Users to leave the booking engine completely and read the highly editorialised Experience section in the main menu. And that isn’t just weird – it comes across as downright sketchy to me.
This seemly lackadaisical approach to the important stuff “policies” and “contracts” and “legal info” is going to be a very serious problem for an airline with reputational issues, and which now wants to be taken seriously. If Air Zim wants to start playing in the same league as more established competitors, time to step its game up. A lot.
Not least because the US$3,212 return business class fare is a lot of my hard, cold cash to gamble on an as-yet untried and untested new route, on an airline which has recent history of Air Zimbabwe, and where I would be booking a ticket without recognised travel association backing.
Would I book Air Zimbabwe for my flight from London to Harare?
For the moment, no. And here’s why:
- Plus Ultra seems a mixed-bag of an airline, with a jaded hard-product and none of the old-skool Air Zim in-flight joy
- The business class tickets are just too expensive at the moment
- There’s no guarantee that this route will still be running by the time I want to board my flight.
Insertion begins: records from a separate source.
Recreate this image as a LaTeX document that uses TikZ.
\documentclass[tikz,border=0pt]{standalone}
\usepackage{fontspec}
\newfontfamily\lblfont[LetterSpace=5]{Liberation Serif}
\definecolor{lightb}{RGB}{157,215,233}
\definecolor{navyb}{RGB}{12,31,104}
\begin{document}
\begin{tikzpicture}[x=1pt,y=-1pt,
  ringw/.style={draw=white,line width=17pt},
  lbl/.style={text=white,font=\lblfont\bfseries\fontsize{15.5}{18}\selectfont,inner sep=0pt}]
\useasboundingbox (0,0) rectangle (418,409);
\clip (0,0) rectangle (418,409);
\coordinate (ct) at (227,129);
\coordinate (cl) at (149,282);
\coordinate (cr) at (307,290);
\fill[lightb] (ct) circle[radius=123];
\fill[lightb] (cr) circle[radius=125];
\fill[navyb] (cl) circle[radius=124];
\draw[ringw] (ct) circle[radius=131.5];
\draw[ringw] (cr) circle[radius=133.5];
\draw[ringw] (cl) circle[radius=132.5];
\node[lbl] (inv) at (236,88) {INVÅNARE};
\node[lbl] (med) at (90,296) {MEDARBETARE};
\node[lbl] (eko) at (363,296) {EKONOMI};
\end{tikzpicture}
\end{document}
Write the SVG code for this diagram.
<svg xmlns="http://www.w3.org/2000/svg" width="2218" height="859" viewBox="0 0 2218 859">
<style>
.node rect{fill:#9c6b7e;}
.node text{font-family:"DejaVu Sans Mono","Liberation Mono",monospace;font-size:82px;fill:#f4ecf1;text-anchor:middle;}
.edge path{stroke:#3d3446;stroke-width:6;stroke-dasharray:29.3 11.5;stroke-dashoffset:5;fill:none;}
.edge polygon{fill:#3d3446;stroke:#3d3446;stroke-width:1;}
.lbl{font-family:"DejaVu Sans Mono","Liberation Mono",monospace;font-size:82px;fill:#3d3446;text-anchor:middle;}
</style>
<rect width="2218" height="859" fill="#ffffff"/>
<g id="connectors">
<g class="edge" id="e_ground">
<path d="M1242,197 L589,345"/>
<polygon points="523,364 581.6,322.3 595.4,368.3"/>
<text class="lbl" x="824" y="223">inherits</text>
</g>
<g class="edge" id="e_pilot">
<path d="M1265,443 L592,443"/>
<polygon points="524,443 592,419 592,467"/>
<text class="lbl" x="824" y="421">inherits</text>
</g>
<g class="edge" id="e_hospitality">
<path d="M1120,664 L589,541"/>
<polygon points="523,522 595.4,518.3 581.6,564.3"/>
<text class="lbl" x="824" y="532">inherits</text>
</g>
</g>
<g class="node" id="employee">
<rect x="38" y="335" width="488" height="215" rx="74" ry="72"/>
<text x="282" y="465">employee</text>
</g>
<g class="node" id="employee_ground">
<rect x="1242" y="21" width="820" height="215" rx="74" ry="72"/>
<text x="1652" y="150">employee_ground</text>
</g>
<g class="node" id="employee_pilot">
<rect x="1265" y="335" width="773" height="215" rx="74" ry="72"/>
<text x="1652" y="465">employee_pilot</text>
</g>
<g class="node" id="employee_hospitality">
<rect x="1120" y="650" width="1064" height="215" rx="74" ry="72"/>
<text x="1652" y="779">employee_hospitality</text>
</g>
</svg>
And without the protection of an international travel body, the chances of getting my money back would be slim to Mugabe.
So for now, I’m going to let others discover whether Air Zimbabwe has indeed returned to something close to it’s former glory, r whether (as I suspect might the reality) it’s long-haul product is more like the “Spirit Airlines of Southern Africa”.
I look forward to reading the reviews from the comfort of my lie-flat business class seat on Rwandair/Kenyan/Ethopian Airways on my way to Harare later this summer.
If they have, (and I really hope they do – a direct flight from London to Harare could be a game-changer for the local economy. And for me too, not gonna lie. I need a regular sadza fix) I’ll be front of the queue at check-in, eagerly awaiting 10 hours of great food and bottomless brandy and ginger ale.